Time Magazine reports that in 2011, about 15% of all U.S. air travel took place at the five airports in question: Hartsfield-Jackson Atlanta International Airport, Washington Dulles International Airport, McCarran International Airport in Las Vegas, Denver International and Salt Lake City International Airport.
Still, anti-smoking forces appear to be gaining -- fueled by greater public awareness and a tobacco industry whose marketing practices were tightly reined in by the landmark 1998 settlement that awarded billions of dollars to all 50 U.S. states.
In 2002, only 13 of the nation’s large large-hub airports had smoke-free policies. But the American Nonsmoker’s Rights Foundation says that, as of January 2013, 29 of the nation’s 35 top airports are smoke-free indoors.
Federal law bans smoking on all U.S. domestic and international commercial flights -- but there’s no federal policy requiring airports to be smoke-free.
And some tobacco producers, according to the CDC, "have promoted and paid for separately enclosed and ventilated smoking areas in airports and have opposed efforts to implement smoke-free policies in airports."
The CDC estimates about 20% of people in the U.S., more than 45 million men and women, smoke cigarettes. And the tobacco companies say they have right to serve their consumers.
Philip Morris International (PM), one of the world’s largest tobacco companies, says it agrees the effects of second-hand smoke require some restrictions on smoking in public places, as well as smoking bans in many locations.
However, the company notes, "a balance should be struck. . . between the desire to protect non-smokers, especially minors, from exposure to second-hand smoke, and allowing the millions of people who smoke to do so in some public places."

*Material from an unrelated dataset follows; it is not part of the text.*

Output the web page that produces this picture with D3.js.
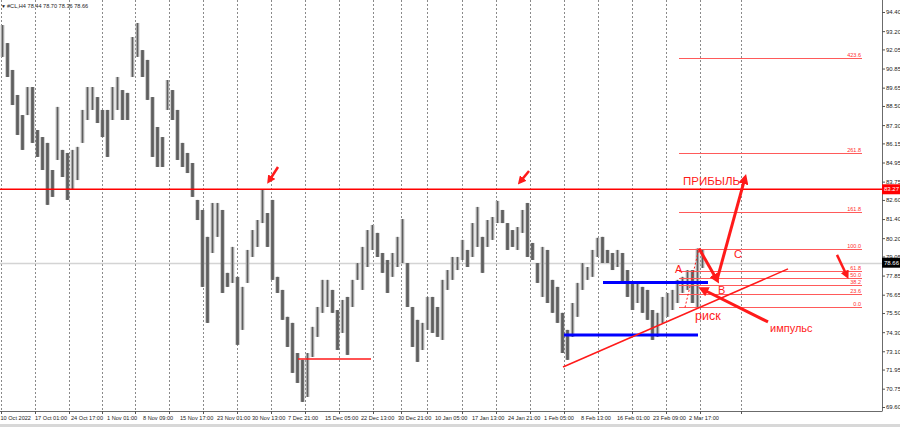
<!DOCTYPE html>
<html><head><meta charset="utf-8">
<script src="https://cdn.jsdelivr.net/npm/d3@7"></script>
<style>
html,body{margin:0;padding:0;background:#fff;}
svg{display:block;font-family:"Liberation Sans",Arial,sans-serif;}
</style></head>
<body><svg id="c" width="900" height="427"></svg>
<script>
// ---- data (H4 crude oil, grouped columns) ----
const highs = [93.58,92.45,90.76,89.19,87.93,89.69,89.69,86.99,86.55,86.18,84.48,88.44,85.74,85.55,85.74,85.93,88.25,89.69,89.69,89.06,88.25,88.25,89.69,90.32,89.50,89.32,92.83,93.71,92.01,91.39,89.06,87.18,86.55,90.13,89.50,88.25,86.18,85.55,84.92,82.60,81.97,80.28,82.41,82.41,81.97,78.02,79.65,77.77,77.14,79.46,80.71,81.34,83.23,81.78,82.60,77.77,76.95,75.26,74.88,72.99,72.56,72.99,74.63,75.88,77.58,77.58,76.95,75.69,76.32,76.51,77.58,78.64,79.65,80.71,81.03,80.53,79.27,78.83,79.27,80.28,81.40,78.64,75.88,75.07,74.88,76.51,76.51,75.88,77.58,78.20,79.02,79.02,80.09,79.46,81.15,82.16,80.28,81.34,81.53,82.54,81.97,81.15,80.71,80.90,81.97,82.41,79.90,78.64,79.65,79.46,77.58,77.14,75.51,74.44,76.13,77.39,78.64,78.39,79.46,80.22,80.28,79.46,79.27,79.46,79.27,78.20,77.39,77.39,77.14,76.95,75.69,75.51,76.51,76.76,76.95,77.58,77.77,78.20,78.20,79.55,79.46];
const lows  = [91.58,90.32,88.56,86.68,85.74,87.93,86.18,85.30,84.48,82.29,82.79,85.11,84.04,82.60,83.23,83.85,86.18,87.62,88.25,87.43,86.55,85.30,87.62,88.25,87.62,87.62,90.32,91.58,90.32,88.88,85.30,84.67,84.67,88.25,87.62,85.11,84.67,84.29,82.79,81.34,77.14,74.88,79.27,80.28,76.76,77.14,77.39,73.50,74.44,77.39,79.02,79.65,81.15,79.65,77.58,76.76,75.07,73.37,71.74,71.11,69.92,70.23,72.74,74.00,75.51,75.88,75.51,73.18,74.25,72.87,75.88,77.58,76.95,78.39,79.46,79.02,78.02,76.76,77.77,78.39,78.64,75.88,73.37,72.43,73.18,74.44,74.25,74.00,73.81,76.95,77.58,78.20,78.83,78.39,79.02,79.65,78.02,79.65,80.09,81.15,81.15,79.46,79.65,79.46,80.53,79.02,78.83,77.39,76.51,76.13,75.51,74.88,72.99,72.56,74.00,75.26,76.95,77.58,77.77,79.02,78.64,78.64,78.20,78.39,77.39,76.51,75.69,76.13,75.51,75.07,73.81,74.00,74.88,75.26,75.69,76.13,76.76,76.95,76.13,75.85,78.33];
const yTicks = [94.40,93.20,92.05,90.85,89.65,88.50,87.30,86.15,84.95,83.75,82.60,81.40,80.20,79.05,77.85,76.65,75.50,74.30,73.10,71.95,70.75,69.60];
const xLabels = ["10 Oct 2022","17 Oct 01:00","24 Oct 17:00","1 Nov 01:00","8 Nov 09:00","15 Nov 17:00","23 Nov 01:00","30 Nov 13:00","7 Dec 21:00","15 Dec 05:00","22 Dec 13:00","30 Dec 21:00","10 Jan 05:00","17 Jan 13:00","24 Jan 21:00","1 Feb 05:00","8 Feb 13:00","16 Feb 01:00","23 Feb 09:00","2 Mar 17:00"];
const xLabelAt = [-0.4,6.5,13.7,20.9,28.1,35.5,42.9,49.9,57.1,64.5,71.7,79.1,86.5,93.9,101.1,108.3,115.7,122.9,130.1,137.3];
const gridAt = [-0.36,6.5,13.3,19.9,26.5,33.3,40.1,46.9,53.7,60.5,67.3,74.1,79.7,84.9,91.9,98.7,105.5,112.3,119.1,125.9,132.7,139.5,147.7];
const header = "#CL,H4  78.44 78.70 78.36 78.66";
const lastPrice = 78.66;
const resistance = 83.27;
const fibLevels = [0,23.6,38.2,50,61.8,100,161.8,261.8,423.6];
const fibFrom = 75.85, fibTo = 79.55, fibStart = 135.3, fibEnd = 171.9;
const blueLines = [{x1:120.1,x2:141.1,p:77.41},{x1:112.3,x2:139.1,p:74.12}];
const redSegs = [{x1:59.1,p1:72.62,x2:73.7,p2:72.62,w:1.5},{x1:112.1,p1:72.11,x2:157.1,p2:78.27,w:1.5}];
const arrows = [
  {x1:139.3,p1:79.55,x2:142.9,p2:77.58,w:3},
  {x1:142.9,p1:77.58,x2:148.5,p2:83.98,w:3},
  {x1:153.1,p1:74.94,x2:139.9,p2:77.01,w:3},
  {x1:55.1,p1:84.67,x2:53.3,p2:83.79,w:2.5},
  {x1:105.3,p1:84.42,x2:103.5,p2:83.73,w:2.5},
  {x1:166.9,p1:79.15,x2:168.9,p2:77.83,w:2.5}
];
const notes = [
  {t:"ПРИБЫЛЬ",x:136.1,p:83.54,s:11.5},
  {t:"A",x:134.5,p:78.02,s:11},
  {t:"B",x:143.1,p:76.70,s:11},
  {t:"C",x:146.3,p:78.96,s:11},
  {t:"риск",x:138.5,p:75.07,s:12.5},
  {t:"импульс",x:153.5,p:74.31,s:11}
];

// ---- layout ----
const svg = d3.select("#c");
const R = 882, B = 411;
const x = d3.scaleLinear().domain([-0.5, 140.5]).range([0, 705]);
const y = d3.scaleLinear().domain([69.60, 94.40]).range([407, 12]);
const red = "#ff1a1a";

// grid
svg.append("g").selectAll("line").data(gridAt).join("line")
  .attr("x1", d => Math.round(x(d)) + 0.5).attr("x2", d => Math.round(x(d)) + 0.5)
  .attr("y1", 0).attr("y2", B)
  .attr("stroke", "#8a8a8a").attr("stroke-width", 1).attr("stroke-dasharray", "2,2");

// current price line
svg.append("line").attr("x1", 0).attr("x2", R).attr("y1", Math.round(y(lastPrice)) + 0.5).attr("y2", Math.round(y(lastPrice)) + 0.5)
  .attr("stroke", "#d4d4d4").attr("stroke-width", 1.5);

// candles
const bw = x(1) - x(0);
svg.append("g").selectAll("rect").data(highs).join("rect")
  .attr("x", (d, i) => x(i) - bw * 0.36)
  .attr("width", bw * 0.72)
  .attr("y", d => y(d))
  .attr("height", (d, i) => Math.max(1, y(lows[i]) - y(d)))
  .attr("fill", (d, i) => {
    const m = (d + lows[i]) / 2, pm = i ? (highs[i-1] + lows[i-1]) / 2 : m;
    return m >= pm ? "#a6a6a6" : "#6c6c6c";
  });
svg.append("g").selectAll("line").data(highs).join("line")
  .attr("x1", (d, i) => x(i)).attr("x2", (d, i) => x(i))
  .attr("y1", d => y(d)).attr("y2", (d, i) => y(lows[i]))
  .attr("stroke", "#5e5e5e").attr("stroke-width", 1);

// resistance line
svg.append("line").attr("x1", 0).attr("x2", R).attr("y1", y(resistance)).attr("y2", y(resistance))
  .attr("stroke", "#ff0000").attr("stroke-width", 1.5);

// fibo
const fp = l => fibFrom + (fibTo - fibFrom) * l / 100;
const fg = svg.append("g");
fg.selectAll("line").data(fibLevels).join("line")
  .attr("x1", x(fibStart)).attr("x2", x(fibEnd))
  .attr("y1", d => Math.round(y(fp(d))) + 0.5).attr("y2", d => Math.round(y(fp(d))) + 0.5)
  .attr("stroke", "#ff5a5a").attr("stroke-width", 1);
fg.selectAll("text").data(fibLevels).join("text")
  .attr("x", x(fibEnd) - 1).attr("y", d => Math.round(y(fp(d))) - 1)
  .attr("text-anchor", "end").attr("font-size", 5.5).attr("fill", "#ff3030")
  .text(d => d.toFixed(1));
svg.append("line").attr("x1", x(136.5)).attr("y1", y(fibFrom)).attr("x2", x(139.3)).attr("y2", y(fibTo))
  .attr("stroke", red).attr("stroke-width", 1).attr("stroke-dasharray", "2,2");

// blue lines
svg.append("g").selectAll("line").data(blueLines).join("line")
  .attr("x1", d => x(d.x1)).attr("x2", d => x(d.x2)).attr("y1", d => y(d.p)).attr("y2", d => y(d.p))
  .attr("stroke", "#0000ff").attr("stroke-width", 3);

// red segments
svg.append("g").selectAll("line").data(redSegs).join("line")
  .attr("x1", d => x(d.x1)).attr("x2", d => x(d.x2)).attr("y1", d => y(d.p1)).attr("y2", d => y(d.p2))
  .attr("stroke", red).attr("stroke-width", d => d.w);

// arrows
const defs = svg.append("defs");
defs.append("marker").attr("id", "ah").attr("viewBox", "0 0 10 10").attr("refX", 6).attr("refY", 5)
  .attr("markerWidth", 3.4).attr("markerHeight", 3.4).attr("orient", "auto")
  .append("path").attr("d", "M0,0 L10,5 L0,10 z").attr("fill", red);
svg.append("g").selectAll("line").data(arrows).join("line")
  .attr("x1", d => x(d.x1)).attr("x2", d => x(d.x2)).attr("y1", d => y(d.p1)).attr("y2", d => y(d.p2))
  .attr("stroke", red).attr("stroke-width", d => d.w).attr("marker-end", "url(#ah)");

// notes
svg.append("g").selectAll("text").data(notes).join("text")
  .attr("x", d => x(d.x)).attr("y", d => y(d.p)).attr("font-size", d => d.s).attr("fill", red)
  .text(d => d.t);

// right axis
svg.append("rect").attr("x", R).attr("y", 0).attr("width", 900 - R).attr("height", B).attr("fill", "#fff");
svg.append("line").attr("x1", R + 0.5).attr("x2", R + 0.5).attr("y1", 0).attr("y2", B).attr("stroke", "#6b6b6b");
const ya = svg.append("g").attr("transform", `translate(${R},0)`)
  .call(d3.axisRight(y).tickValues(yTicks).tickFormat(d3.format(".2f")).tickSize(3).tickPadding(1));
ya.select(".domain").remove();
ya.selectAll("line").attr("stroke", "#555");
ya.selectAll("text").attr("font-size", 6).attr("fill", "#222").attr("font-family", "Liberation Sans, Arial");

// price tags
function tag(p, bg) {
  const g = svg.append("g");
  g.append("rect").attr("x", R).attr("y", y(p) - 5).attr("width", 900 - R).attr("height", 10).attr("fill", bg);
  g.append("text").attr("x", R + 2).attr("y", y(p) + 2.2).attr("font-size", 6).attr("fill", "#fff").text(p.toFixed(2));
}
tag(resistance, "#ff0000");
tag(lastPrice, "#000");

// bottom axis
svg.append("line").attr("x1", 0).attr("x2", R + 0.5).attr("y1", B + 0.5).attr("y2", B + 0.5).attr("stroke", "#6b6b6b");
svg.append("g").selectAll("line").data(gridAt).join("line")
  .attr("x1", d => Math.round(x(d)) + 0.5).attr("x2", d => Math.round(x(d)) + 0.5)
  .attr("y1", B).attr("y2", B + 3).attr("stroke", "#555");
svg.append("g").selectAll("text").data(xLabels).join("text")
  .attr("x", (d, i) => x(xLabelAt[i])).attr("y", 420)
  .attr("font-size", 5.6).attr("fill", "#222").text(d => d);
svg.append("rect").attr("x", 0).attr("y", 424).attr("width", 900).attr("height", 3).attr("fill", "#d8d8d8");

// header
svg.append("text").attr("x", 1).attr("y", 7.5).attr("font-size", 5).attr("fill", "#222").text("▼");
svg.append("text").attr("x", 7).attr("y", 7.5).attr("font-size", 5.6).attr("fill", "#222").text(header);
</script></body></html>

Last year, British American Tobacco (BTI) defended what it called its right "to engage transparently on issues affecting its legitimate business selling a legal, highly regulated product that many adults choose to use."
And of course there’s the issue of smokers still needing a place to light up, even in a supposedly smoke-free airport.
"It’s been our experience that people will smoke in the public areas if they are not given a [separate] place," Barbara Gann, spokeswoman for Salt Lake City International Airport, recently told the Salt Lake Tribune. "For example, employees and passengers alike will smoke in the public restrooms, or in front of the terminals -- which then causes people to walk through it."
"Smoking is still legal in this country," notes a 2012 Denver Post editorial that questions the closing of the Denver airport's smoking lounges. "Asking smokers to go for hours at a time -- longer if there are delays and layovers involved -- strikes us as punitive."